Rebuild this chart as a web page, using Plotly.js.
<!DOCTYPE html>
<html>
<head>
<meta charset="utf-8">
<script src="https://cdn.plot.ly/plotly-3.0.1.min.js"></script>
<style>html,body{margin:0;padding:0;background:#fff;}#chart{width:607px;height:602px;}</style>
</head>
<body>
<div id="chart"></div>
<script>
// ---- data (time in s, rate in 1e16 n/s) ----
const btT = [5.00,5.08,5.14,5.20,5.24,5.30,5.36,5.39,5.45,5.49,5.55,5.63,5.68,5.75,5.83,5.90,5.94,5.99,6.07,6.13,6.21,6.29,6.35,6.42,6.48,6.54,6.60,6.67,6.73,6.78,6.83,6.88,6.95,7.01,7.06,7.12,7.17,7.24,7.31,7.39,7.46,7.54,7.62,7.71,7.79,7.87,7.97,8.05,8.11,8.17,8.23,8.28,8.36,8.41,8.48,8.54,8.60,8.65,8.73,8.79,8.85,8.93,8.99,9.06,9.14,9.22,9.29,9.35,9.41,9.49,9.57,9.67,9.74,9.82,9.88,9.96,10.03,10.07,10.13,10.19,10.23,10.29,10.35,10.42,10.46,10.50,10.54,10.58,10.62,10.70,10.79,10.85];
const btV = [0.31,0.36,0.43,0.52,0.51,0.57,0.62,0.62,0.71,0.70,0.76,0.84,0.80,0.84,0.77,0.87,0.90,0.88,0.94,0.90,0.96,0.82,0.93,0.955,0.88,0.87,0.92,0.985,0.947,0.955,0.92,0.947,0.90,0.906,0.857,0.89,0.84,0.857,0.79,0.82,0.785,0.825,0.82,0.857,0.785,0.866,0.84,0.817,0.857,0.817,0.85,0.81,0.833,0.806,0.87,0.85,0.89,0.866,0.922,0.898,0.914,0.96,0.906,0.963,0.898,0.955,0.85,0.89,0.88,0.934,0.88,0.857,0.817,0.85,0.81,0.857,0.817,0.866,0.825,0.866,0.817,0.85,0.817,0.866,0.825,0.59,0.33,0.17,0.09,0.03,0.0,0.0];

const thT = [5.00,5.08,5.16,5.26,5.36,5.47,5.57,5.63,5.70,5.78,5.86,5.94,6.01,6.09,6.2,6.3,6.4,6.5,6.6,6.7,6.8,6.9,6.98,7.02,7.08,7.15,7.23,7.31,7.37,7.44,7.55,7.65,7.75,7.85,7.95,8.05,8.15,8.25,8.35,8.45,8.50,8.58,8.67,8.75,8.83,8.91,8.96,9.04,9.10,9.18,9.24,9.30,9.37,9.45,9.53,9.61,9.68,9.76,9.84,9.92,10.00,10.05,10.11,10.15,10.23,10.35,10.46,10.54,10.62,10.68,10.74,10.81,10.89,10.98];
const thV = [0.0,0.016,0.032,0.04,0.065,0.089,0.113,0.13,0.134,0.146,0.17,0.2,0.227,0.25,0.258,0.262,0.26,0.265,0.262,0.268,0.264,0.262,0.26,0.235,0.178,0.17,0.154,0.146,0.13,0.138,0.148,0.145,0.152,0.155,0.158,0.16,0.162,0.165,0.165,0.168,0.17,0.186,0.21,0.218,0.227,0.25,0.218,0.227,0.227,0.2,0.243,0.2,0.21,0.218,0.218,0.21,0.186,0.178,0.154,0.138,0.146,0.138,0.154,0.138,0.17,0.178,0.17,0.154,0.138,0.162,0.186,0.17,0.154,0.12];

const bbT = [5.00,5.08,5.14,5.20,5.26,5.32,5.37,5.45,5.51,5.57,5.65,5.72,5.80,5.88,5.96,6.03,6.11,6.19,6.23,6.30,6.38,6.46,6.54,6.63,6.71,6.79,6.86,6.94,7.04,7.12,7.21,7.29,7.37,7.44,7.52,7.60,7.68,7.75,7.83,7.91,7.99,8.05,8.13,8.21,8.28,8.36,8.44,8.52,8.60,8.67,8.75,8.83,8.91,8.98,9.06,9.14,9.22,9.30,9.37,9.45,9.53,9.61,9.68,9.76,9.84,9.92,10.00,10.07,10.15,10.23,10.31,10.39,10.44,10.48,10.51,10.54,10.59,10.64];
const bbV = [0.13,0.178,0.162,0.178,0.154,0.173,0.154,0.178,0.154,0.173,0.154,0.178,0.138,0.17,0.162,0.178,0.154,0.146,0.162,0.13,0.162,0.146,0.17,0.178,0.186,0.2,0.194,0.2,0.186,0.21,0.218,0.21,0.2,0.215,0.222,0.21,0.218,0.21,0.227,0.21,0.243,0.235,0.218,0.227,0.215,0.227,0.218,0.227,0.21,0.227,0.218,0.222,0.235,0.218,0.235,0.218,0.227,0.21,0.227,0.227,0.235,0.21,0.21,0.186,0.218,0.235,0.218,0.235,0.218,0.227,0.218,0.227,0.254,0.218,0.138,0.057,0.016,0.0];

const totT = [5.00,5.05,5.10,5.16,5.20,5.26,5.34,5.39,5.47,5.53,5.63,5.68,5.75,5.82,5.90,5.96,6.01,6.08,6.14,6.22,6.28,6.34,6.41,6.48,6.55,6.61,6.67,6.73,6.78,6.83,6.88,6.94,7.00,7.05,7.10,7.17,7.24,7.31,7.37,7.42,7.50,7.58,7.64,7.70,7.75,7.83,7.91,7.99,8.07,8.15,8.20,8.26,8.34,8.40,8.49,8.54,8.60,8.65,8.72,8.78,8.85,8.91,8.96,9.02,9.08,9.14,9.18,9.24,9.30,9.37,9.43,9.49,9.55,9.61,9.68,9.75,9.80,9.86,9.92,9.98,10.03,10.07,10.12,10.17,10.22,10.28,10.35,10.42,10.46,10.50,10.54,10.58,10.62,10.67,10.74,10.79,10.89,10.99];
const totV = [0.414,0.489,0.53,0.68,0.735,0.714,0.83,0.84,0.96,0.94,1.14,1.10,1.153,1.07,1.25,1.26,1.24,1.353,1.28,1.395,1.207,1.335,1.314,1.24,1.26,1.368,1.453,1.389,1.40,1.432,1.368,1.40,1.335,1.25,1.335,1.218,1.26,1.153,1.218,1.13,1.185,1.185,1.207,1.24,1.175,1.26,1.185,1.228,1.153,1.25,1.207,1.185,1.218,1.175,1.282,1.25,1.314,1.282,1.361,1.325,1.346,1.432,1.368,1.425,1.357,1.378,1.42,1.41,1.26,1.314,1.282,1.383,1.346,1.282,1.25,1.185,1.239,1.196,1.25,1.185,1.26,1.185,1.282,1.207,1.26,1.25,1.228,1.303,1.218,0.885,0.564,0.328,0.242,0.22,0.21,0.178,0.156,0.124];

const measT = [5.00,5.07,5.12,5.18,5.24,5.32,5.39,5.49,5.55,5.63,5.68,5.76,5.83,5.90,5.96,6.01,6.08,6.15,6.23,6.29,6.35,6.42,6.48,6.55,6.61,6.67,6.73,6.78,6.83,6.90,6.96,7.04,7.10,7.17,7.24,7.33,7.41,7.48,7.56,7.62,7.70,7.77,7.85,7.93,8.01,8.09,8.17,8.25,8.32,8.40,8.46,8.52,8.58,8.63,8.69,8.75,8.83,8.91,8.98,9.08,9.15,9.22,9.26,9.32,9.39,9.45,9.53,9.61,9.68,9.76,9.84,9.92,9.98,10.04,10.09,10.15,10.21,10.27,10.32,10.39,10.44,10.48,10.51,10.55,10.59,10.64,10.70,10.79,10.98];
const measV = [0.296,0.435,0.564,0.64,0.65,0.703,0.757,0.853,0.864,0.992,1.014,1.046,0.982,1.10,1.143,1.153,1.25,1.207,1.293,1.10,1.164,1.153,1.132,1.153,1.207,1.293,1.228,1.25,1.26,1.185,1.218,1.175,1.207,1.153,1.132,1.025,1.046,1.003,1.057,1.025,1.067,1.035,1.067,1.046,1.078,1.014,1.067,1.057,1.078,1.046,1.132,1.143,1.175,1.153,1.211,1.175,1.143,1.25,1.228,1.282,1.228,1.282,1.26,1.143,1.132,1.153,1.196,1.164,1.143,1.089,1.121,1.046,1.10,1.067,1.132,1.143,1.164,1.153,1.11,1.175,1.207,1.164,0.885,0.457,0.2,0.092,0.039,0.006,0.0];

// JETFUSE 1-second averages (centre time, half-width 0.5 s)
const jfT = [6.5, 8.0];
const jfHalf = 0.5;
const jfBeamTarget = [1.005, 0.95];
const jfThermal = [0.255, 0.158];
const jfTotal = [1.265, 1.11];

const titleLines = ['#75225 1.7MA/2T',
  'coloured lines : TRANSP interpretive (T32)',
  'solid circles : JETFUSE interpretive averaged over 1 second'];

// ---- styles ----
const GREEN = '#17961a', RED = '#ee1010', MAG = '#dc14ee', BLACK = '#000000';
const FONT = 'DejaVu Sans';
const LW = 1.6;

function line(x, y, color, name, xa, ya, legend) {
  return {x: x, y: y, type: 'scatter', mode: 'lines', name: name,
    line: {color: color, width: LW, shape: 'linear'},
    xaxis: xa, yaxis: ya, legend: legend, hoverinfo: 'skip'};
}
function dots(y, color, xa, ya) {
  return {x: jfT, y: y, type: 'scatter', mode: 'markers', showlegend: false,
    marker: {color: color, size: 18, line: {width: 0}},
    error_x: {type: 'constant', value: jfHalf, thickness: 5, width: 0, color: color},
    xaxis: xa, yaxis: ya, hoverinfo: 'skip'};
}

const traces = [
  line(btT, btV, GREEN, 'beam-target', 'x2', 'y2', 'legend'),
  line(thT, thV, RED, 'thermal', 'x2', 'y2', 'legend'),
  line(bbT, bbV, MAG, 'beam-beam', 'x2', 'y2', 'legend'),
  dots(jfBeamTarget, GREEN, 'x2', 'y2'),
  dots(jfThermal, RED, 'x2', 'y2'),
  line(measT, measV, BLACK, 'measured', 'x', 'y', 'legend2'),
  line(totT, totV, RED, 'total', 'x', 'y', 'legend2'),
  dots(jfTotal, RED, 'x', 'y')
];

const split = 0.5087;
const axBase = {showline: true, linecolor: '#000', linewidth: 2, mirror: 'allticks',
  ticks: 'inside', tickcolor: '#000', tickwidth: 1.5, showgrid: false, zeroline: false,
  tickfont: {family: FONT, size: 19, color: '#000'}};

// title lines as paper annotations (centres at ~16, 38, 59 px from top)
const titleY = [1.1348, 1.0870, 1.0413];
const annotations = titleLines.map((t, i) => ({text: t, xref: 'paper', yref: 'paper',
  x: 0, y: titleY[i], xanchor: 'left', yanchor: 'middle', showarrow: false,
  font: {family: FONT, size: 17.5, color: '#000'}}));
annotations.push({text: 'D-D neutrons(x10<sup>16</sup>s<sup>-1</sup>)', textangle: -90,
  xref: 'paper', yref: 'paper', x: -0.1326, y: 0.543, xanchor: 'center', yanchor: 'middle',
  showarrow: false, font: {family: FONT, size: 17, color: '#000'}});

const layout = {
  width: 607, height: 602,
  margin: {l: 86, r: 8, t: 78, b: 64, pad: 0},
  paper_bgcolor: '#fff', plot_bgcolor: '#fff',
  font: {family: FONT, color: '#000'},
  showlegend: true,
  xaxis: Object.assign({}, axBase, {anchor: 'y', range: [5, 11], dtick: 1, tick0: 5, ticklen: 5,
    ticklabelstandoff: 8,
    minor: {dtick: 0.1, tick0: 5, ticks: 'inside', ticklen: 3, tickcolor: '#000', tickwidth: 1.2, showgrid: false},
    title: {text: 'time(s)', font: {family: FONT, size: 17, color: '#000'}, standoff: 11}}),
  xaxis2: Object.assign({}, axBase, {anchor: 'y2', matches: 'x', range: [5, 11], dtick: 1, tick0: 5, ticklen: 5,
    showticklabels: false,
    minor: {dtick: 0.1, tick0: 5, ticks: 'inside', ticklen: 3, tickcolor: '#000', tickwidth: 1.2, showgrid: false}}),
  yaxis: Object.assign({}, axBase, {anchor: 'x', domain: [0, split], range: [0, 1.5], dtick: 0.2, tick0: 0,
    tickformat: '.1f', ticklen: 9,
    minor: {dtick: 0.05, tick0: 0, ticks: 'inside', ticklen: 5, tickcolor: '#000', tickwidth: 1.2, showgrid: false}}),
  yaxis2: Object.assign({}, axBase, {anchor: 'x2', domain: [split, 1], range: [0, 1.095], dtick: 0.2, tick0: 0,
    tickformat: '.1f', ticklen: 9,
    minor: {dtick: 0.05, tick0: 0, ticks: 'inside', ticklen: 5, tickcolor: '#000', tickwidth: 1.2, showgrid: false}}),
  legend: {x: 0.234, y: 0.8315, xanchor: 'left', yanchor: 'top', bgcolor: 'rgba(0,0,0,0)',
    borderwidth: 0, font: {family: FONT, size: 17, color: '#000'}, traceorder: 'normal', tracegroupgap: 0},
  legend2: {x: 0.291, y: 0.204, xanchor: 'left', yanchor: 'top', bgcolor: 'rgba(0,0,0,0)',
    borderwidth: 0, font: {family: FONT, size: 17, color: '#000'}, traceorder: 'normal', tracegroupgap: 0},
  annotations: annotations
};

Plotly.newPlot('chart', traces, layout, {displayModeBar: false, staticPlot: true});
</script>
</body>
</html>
* * *
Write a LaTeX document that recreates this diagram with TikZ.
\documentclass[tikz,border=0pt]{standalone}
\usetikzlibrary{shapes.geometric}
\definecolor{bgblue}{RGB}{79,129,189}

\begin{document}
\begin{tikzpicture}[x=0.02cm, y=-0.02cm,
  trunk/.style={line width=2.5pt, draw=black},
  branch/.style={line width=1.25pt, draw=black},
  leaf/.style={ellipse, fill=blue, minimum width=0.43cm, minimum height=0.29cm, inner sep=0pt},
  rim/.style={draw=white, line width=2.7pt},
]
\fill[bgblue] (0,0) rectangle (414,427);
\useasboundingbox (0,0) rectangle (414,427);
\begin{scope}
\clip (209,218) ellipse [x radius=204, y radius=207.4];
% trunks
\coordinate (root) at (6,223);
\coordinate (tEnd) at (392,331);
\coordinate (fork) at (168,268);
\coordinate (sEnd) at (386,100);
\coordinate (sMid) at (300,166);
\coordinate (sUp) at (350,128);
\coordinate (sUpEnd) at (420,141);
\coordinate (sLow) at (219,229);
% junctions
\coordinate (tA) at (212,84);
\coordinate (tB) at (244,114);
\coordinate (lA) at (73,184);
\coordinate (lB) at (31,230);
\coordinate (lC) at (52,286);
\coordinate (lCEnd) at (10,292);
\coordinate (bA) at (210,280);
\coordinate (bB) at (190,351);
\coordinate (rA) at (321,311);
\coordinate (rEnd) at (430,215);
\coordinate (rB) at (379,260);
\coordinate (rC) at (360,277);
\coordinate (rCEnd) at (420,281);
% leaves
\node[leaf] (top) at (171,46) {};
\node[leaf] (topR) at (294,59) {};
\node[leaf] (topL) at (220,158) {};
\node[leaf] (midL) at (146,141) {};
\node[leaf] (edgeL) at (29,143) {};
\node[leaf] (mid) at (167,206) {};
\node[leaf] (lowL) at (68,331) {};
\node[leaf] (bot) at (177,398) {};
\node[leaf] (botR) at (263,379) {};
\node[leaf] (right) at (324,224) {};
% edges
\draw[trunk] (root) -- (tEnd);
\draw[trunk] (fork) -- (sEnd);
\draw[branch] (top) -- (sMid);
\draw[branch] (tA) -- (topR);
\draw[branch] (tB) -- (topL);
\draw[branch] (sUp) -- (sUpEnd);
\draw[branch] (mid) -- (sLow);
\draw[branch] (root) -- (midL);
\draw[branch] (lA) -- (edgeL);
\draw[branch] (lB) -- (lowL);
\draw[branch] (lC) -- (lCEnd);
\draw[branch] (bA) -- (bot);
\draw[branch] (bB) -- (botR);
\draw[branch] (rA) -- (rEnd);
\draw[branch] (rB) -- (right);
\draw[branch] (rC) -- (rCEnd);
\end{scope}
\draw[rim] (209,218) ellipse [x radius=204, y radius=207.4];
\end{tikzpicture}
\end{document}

Aim of the exercise:
Pull out every line of the records above that contains the word "this".

Worked answer:
Rebuild this chart as a web page, using Plotly.js.
Write a LaTeX document that recreates this diagram with TikZ.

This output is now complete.